▶ _What you need to do_
Your task is to reproduce, verbatim and without pictures, the lines from the opening of the listing through the line containing "import seaborn as sns".

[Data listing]
════════
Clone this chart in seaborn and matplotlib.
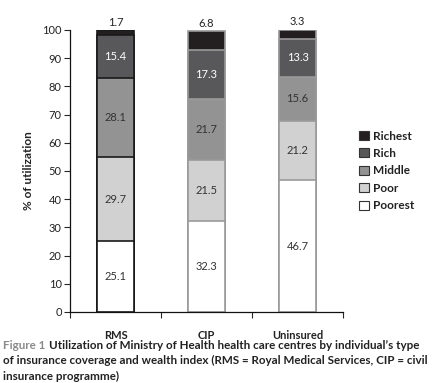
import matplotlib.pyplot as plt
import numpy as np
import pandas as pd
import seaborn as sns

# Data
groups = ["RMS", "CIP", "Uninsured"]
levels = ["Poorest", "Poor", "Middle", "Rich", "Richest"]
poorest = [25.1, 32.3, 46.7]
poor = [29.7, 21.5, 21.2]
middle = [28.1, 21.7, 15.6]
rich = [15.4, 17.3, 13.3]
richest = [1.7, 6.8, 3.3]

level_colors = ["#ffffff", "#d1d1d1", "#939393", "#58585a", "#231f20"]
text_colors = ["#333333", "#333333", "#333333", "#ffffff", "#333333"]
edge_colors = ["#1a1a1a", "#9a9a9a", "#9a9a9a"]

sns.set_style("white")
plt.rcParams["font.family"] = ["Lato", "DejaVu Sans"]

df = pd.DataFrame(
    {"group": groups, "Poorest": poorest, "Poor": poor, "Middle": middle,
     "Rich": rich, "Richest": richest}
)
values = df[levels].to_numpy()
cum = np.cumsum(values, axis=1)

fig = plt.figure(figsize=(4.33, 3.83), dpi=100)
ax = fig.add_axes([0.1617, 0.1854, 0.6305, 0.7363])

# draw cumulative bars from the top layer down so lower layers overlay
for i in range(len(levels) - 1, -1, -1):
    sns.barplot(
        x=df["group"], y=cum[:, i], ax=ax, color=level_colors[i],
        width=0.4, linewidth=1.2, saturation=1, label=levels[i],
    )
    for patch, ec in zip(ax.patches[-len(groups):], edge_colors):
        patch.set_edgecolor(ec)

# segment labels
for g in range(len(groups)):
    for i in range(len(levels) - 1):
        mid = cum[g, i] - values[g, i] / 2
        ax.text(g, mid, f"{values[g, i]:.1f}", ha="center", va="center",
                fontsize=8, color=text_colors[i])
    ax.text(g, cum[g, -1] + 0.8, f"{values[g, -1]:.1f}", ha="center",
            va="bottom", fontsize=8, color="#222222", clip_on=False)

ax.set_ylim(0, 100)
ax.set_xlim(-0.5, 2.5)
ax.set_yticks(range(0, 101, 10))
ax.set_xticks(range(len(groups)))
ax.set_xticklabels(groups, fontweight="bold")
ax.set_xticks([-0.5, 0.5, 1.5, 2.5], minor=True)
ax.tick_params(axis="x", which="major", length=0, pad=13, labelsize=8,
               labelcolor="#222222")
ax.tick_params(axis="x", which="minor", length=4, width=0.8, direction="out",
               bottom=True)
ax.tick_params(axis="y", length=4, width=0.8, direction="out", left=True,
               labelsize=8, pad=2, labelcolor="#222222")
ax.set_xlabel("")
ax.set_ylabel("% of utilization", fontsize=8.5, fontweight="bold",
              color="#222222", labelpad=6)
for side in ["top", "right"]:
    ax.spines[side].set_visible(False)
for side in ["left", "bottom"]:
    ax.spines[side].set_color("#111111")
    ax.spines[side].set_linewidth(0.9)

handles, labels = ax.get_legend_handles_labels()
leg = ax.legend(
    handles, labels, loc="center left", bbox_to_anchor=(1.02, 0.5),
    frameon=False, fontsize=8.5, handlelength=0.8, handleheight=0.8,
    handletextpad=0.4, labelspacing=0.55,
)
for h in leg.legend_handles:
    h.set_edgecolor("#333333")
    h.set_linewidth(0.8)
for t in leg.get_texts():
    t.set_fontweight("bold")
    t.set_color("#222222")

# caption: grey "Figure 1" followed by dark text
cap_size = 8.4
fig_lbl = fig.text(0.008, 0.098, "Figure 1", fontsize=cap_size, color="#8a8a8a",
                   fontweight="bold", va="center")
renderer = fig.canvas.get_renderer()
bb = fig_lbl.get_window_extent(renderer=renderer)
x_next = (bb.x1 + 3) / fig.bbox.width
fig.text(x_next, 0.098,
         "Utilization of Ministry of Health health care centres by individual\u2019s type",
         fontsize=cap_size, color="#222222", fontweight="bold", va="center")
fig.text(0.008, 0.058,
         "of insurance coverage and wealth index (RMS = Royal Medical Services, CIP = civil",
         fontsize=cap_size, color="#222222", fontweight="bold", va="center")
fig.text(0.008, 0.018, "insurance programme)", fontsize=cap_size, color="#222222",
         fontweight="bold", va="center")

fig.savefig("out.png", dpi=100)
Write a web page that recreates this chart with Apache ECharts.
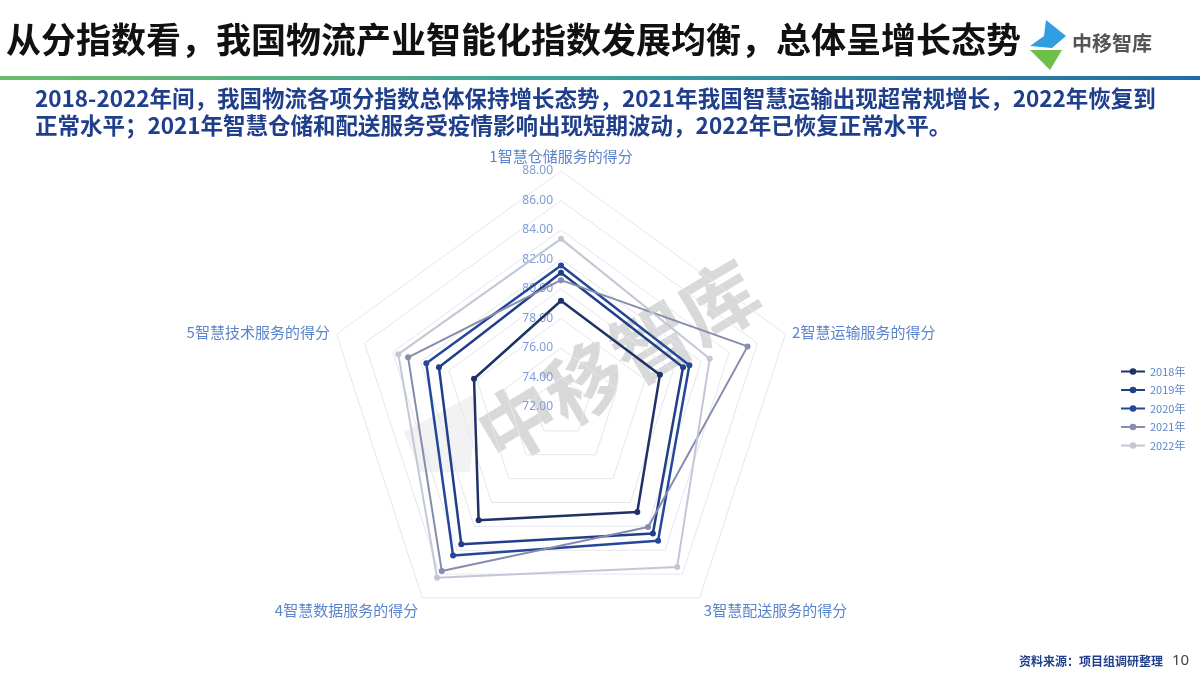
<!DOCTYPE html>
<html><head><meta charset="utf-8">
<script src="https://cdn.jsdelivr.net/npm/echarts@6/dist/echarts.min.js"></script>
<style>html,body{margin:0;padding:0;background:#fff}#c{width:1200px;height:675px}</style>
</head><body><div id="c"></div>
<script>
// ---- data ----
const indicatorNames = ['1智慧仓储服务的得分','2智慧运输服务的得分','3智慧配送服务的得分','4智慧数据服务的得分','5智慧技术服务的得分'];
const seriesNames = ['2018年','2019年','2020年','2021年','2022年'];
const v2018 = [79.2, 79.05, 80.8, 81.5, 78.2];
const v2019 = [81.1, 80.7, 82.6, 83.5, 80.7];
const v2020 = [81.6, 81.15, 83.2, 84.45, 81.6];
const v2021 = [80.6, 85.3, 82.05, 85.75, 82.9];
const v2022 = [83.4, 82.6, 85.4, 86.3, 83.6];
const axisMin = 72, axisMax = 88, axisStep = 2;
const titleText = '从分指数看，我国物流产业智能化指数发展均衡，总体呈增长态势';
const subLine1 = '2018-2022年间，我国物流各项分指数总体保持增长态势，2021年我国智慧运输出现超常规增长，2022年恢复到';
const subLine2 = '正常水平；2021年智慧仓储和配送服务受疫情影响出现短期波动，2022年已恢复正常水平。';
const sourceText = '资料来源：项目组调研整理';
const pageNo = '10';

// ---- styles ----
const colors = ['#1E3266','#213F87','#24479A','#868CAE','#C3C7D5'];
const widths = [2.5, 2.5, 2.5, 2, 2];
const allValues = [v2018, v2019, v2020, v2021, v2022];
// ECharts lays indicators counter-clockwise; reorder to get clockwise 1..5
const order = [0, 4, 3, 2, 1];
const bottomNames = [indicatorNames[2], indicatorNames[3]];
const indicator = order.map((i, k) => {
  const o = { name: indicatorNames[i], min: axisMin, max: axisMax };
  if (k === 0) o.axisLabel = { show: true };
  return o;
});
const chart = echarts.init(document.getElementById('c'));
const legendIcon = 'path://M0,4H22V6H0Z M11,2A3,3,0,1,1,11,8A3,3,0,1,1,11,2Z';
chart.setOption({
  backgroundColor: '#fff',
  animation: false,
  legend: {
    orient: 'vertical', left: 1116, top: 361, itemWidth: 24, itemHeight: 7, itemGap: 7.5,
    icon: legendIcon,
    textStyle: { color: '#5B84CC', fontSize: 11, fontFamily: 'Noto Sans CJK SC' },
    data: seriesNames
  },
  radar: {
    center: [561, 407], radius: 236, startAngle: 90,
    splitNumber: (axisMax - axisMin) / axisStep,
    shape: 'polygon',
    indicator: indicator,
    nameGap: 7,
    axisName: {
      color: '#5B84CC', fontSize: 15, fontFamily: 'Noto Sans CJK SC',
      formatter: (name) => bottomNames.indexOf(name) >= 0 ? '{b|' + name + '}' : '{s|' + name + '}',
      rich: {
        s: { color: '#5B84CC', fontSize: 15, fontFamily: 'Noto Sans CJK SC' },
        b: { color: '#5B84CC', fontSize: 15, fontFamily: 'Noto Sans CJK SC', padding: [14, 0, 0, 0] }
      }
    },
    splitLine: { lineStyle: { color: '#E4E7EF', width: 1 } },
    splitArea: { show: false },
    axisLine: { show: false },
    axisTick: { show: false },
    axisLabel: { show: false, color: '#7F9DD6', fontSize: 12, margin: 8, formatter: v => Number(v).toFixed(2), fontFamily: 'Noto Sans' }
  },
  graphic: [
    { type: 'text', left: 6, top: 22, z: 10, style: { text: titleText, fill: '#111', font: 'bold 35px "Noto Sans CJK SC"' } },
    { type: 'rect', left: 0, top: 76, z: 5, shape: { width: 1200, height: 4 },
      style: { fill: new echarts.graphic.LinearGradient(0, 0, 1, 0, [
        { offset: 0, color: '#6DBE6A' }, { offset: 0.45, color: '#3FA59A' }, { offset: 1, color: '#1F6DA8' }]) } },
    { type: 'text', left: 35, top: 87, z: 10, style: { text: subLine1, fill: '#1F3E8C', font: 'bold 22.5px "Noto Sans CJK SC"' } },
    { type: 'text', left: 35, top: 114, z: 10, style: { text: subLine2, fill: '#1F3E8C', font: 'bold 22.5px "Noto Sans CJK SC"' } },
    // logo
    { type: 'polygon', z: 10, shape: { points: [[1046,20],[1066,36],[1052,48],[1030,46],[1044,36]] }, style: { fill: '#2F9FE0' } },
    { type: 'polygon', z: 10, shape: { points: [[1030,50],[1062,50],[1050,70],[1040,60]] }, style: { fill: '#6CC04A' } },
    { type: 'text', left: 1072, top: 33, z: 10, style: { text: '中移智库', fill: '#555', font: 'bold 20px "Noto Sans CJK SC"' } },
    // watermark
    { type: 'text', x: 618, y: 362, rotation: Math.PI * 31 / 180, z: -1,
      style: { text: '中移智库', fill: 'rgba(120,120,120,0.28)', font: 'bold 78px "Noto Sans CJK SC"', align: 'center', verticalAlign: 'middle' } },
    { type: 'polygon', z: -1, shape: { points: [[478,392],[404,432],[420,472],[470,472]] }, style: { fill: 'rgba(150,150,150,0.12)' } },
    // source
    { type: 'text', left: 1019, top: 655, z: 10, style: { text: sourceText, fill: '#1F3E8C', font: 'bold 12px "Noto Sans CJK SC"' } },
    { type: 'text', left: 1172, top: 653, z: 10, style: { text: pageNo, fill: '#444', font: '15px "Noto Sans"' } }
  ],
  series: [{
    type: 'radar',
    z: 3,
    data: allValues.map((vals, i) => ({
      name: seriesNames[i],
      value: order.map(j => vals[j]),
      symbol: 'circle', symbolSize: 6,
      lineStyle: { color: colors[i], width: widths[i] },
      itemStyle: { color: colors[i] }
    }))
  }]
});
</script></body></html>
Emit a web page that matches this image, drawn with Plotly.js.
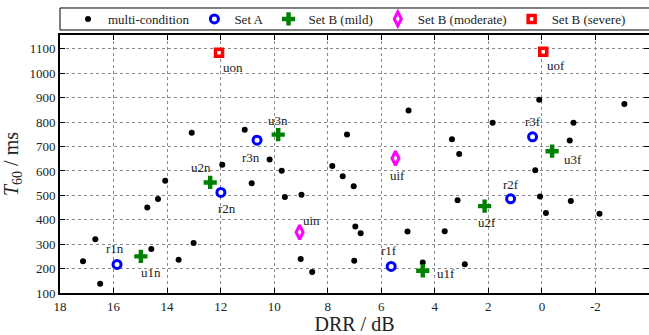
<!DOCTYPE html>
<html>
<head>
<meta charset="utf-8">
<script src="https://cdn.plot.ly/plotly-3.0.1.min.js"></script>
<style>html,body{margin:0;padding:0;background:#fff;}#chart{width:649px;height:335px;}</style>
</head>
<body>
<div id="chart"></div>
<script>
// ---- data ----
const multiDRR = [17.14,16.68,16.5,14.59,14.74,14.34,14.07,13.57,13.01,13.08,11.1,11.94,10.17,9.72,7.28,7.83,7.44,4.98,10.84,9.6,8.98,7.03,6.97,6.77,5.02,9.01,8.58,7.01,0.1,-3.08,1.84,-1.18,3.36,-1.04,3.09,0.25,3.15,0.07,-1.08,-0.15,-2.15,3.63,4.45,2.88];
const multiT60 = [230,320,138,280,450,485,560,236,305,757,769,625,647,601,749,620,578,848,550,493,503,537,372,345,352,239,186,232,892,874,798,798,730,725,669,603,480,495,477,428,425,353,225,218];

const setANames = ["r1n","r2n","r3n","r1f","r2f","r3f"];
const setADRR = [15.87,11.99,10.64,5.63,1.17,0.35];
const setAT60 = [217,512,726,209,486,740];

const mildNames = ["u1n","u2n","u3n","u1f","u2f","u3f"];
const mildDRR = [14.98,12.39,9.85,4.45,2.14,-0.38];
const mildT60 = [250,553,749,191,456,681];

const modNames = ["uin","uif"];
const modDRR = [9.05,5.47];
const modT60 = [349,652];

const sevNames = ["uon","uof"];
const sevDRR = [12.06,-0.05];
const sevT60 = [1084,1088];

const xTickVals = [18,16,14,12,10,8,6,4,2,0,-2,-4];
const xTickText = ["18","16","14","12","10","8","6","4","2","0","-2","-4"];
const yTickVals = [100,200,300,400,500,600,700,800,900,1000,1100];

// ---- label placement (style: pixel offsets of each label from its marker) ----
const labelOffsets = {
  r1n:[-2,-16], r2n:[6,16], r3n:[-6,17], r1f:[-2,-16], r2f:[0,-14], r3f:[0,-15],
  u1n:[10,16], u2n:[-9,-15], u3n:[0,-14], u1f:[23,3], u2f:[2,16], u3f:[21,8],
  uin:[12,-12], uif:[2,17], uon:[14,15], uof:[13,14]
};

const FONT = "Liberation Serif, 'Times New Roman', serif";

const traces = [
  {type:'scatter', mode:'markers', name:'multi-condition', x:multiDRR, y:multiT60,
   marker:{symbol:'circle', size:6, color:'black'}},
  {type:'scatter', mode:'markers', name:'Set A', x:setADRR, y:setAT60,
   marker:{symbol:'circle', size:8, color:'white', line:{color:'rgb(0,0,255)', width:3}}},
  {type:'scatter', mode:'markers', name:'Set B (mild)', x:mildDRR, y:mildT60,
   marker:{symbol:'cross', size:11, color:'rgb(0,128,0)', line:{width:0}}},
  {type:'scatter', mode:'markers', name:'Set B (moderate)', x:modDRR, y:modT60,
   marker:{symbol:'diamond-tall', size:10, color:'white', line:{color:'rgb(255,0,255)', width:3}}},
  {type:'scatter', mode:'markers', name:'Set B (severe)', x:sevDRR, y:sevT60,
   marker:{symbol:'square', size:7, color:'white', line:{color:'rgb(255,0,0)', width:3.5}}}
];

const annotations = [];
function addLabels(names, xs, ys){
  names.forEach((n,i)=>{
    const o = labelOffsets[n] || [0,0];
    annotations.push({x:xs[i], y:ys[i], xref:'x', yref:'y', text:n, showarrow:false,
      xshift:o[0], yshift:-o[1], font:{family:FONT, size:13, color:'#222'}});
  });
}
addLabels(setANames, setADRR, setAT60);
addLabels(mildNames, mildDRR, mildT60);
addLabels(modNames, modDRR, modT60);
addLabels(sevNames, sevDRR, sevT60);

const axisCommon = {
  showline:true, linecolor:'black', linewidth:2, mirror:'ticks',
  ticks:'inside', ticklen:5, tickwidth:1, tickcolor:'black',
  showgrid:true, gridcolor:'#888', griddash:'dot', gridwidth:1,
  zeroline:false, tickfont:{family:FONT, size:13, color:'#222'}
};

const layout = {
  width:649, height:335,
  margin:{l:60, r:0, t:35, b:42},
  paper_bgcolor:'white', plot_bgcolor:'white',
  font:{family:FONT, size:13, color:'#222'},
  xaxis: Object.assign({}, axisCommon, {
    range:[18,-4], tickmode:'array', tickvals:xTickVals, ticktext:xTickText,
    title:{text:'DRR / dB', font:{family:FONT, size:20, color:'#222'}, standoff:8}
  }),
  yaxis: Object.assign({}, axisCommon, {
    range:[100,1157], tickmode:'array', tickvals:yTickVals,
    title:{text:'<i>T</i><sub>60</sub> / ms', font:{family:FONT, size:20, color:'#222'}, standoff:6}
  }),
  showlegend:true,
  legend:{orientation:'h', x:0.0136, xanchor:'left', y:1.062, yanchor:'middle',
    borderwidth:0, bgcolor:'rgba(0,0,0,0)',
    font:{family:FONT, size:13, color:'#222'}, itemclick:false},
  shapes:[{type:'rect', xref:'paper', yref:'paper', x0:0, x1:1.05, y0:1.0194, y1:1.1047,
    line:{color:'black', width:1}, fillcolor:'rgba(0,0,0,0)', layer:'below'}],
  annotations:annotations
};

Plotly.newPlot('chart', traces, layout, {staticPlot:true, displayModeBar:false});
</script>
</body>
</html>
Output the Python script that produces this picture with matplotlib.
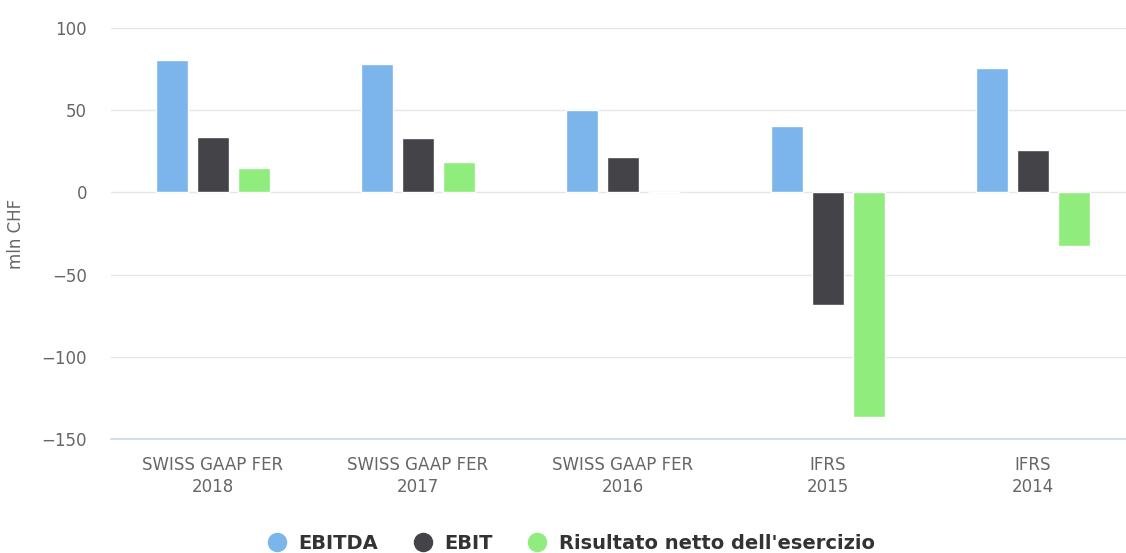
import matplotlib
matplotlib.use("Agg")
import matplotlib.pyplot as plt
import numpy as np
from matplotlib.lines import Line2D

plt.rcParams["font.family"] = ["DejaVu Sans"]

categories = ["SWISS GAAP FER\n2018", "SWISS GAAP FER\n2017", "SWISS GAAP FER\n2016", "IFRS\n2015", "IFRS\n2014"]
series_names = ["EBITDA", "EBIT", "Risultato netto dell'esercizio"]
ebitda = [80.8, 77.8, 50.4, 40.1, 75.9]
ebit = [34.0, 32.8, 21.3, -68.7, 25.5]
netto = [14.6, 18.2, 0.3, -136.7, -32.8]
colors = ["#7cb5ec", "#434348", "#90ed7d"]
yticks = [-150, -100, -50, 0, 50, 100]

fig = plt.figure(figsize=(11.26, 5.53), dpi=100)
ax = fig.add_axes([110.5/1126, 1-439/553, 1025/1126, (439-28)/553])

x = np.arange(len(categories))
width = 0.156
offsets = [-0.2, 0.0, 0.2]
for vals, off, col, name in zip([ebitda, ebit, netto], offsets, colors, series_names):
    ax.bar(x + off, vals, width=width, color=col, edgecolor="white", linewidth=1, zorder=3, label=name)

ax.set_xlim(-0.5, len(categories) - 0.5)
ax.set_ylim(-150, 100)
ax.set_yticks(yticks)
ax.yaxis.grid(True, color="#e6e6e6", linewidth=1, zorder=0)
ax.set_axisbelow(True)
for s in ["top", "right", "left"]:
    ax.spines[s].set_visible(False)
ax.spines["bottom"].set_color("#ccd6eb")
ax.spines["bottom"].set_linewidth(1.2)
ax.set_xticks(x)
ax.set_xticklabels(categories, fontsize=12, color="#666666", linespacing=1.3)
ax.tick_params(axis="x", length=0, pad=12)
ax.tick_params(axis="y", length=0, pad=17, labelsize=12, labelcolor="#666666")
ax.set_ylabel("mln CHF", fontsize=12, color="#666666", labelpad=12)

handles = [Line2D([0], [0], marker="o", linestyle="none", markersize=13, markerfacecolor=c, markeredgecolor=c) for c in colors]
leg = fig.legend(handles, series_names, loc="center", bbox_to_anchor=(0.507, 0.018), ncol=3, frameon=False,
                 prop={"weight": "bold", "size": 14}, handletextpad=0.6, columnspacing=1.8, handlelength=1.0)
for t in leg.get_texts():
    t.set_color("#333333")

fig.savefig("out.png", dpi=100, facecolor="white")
════════
▶ _Result_
Clone this chart in seaborn and matplotlib.
import matplotlib.pyplot as plt
import numpy as np
import pandas as pd
import seaborn as sns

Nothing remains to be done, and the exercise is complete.